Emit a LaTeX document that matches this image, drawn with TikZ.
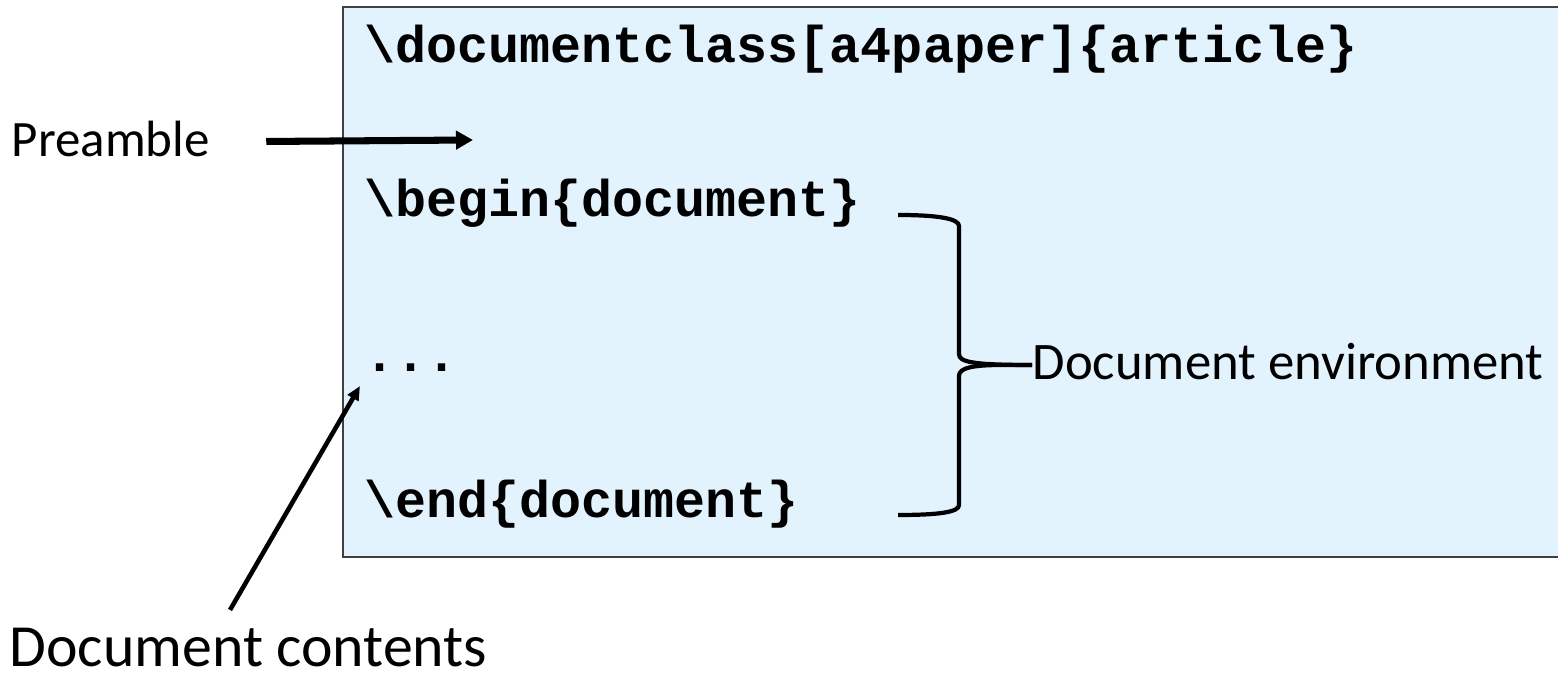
\documentclass[tikz,border=0pt]{standalone}
\usepackage{fontspec}
\setmainfont{Carlito}
\setmonofont{Liberation Mono}
\usetikzlibrary{calc}
\usetikzlibrary{arrows.meta}
\definecolor{codebg}{RGB}{226,243,254}
\tikzset{
	code/.style={
		anchor=base west,
		inner sep=0pt,
		font=\fontsize{14.7}{18}\selectfont\ttfamily\bfseries,
	},
	lbl/.style={
		anchor=base west,
		inner sep=0pt,
		font=\fontsize{15}{18}\selectfont,
	},
	codebox/.style={
		fill=codebg,
		draw=black!75,
		line width=0.6pt,
	},
	pointer/.style={
		line width=2pt,
		-{Triangle[length=0.17cm,width=0.18cm]}
	},
	thinpointer/.style={
		line width=1.3pt,
		-{Triangle[length=0.14cm,width=0.12cm]}
	},
	envbrace/.style={
		line width=1.2pt,
	},
}

\begin{document}
\begin{tikzpicture}[x=0.01cm,y=-0.01cm]
		\useasboundingbox (0,0) rectangle (1558,677);

		\draw[codebox] (343,7) rectangle (1600,557);

		\node[code] (cls) at (364,63) {\textbackslash documentclass[a4paper]\{article\}};
		\node[code] (beg) at (364,217) {\textbackslash begin\{document\}};
		\node[code] (dots) at (364,372) {...};
		\node[code] (fin) at (364,518) {\textbackslash end\{document\}};

		\node[lbl,font=\fontsize{14.5}{18}\selectfont] (pre) at (11,157) {Preamble};
		\node[lbl] (env) at (1032,380) {Document environment};
		\node[lbl,font=\fontsize{17}{20}\selectfont] (cont) at (9,667) {Document contents};

		\coordinate (pretip) at (473,140);
		\coordinate (dotstip) at (360,386);
		\coordinate (bracetop) at (898,215);
		\coordinate (bracebot) at (898,515);

		\draw[pointer] ($(pre.east)+(56,2)$) -- (pretip);
		\draw[thinpointer] ($(cont.north west)+(221,-18)$) -- (dotstip);

		% right brace round the document environment
		\draw[envbrace] (bracetop) .. controls (940,215) and (959,219) .. (959,226)
			-- (959,354) .. controls (959,362) and (972,365) .. (env.west |- 0,365)
			-- ++(-12,0);
		\draw[envbrace] (env.west |- 0,365) -- ++(-30,0)
			.. controls (972,365) and (959,368) .. (959,376)
			-- (959,505) .. controls (959,512) and (940,515) .. (bracebot);

	\end{tikzpicture}
\end{document}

§ **Work to do**:
Copy the material exactly. Do not include the pictures.

§ **Response below**:
Emit a LaTeX document that matches this image, drawn with TikZ.
\documentclass[tikz,border=0pt]{standalone}
\usepackage{fontspec}
\setmainfont{Carlito}
\setmonofont{Liberation Mono}
\usetikzlibrary{calc}
\usetikzlibrary{arrows.meta}
\definecolor{codebg}{RGB}{226,243,254}
\tikzset{
	code/.style={
		anchor=base west,
		inner sep=0pt,
		font=\fontsize{14.7}{18}\selectfont\ttfamily\bfseries,
	},
	lbl/.style={
		anchor=base west,
		inner sep=0pt,
		font=\fontsize{15}{18}\selectfont,
	},
	codebox/.style={
		fill=codebg,
		draw=black!75,
		line width=0.6pt,
	},
	pointer/.style={
		line width=2pt,
		-{Triangle[length=0.17cm,width=0.18cm]}
	},
	thinpointer/.style={
		line width=1.3pt,
		-{Triangle[length=0.14cm,width=0.12cm]}
	},
	envbrace/.style={
		line width=1.2pt,
	},
}

\begin{document}
\begin{tikzpicture}[x=0.01cm,y=-0.01cm]
		\useasboundingbox (0,0) rectangle (1558,677);

		\draw[codebox] (343,7) rectangle (1600,557);

		\node[code] (cls) at (364,63) {\textbackslash documentclass[a4paper]\{article\}};
		\node[code] (beg) at (364,217) {\textbackslash begin\{document\}};
		\node[code] (dots) at (364,372) {...};
		\node[code] (fin) at (364,518) {\textbackslash end\{document\}};

		\node[lbl,font=\fontsize{14.5}{18}\selectfont] (pre) at (11,157) {Preamble};
		\node[lbl] (env) at (1032,380) {Document environment};
		\node[lbl,font=\fontsize{17}{20}\selectfont] (cont) at (9,667) {Document contents};

		\coordinate (pretip) at (473,140);
		\coordinate (dotstip) at (360,386);
		\coordinate (bracetop) at (898,215);
		\coordinate (bracebot) at (898,515);

		\draw[pointer] ($(pre.east)+(56,2)$) -- (pretip);
		\draw[thinpointer] ($(cont.north west)+(221,-18)$) -- (dotstip);

		% right brace round the document environment
		\draw[envbrace] (bracetop) .. controls (940,215) and (959,219) .. (959,226)
			-- (959,354) .. controls (959,362) and (972,365) .. (env.west |- 0,365)
			-- ++(-12,0);
		\draw[envbrace] (env.west |- 0,365) -- ++(-30,0)
			.. controls (972,365) and (959,368) .. (959,376)
			-- (959,505) .. controls (959,512) and (940,515) .. (bracebot);

	\end{tikzpicture}
\end{document}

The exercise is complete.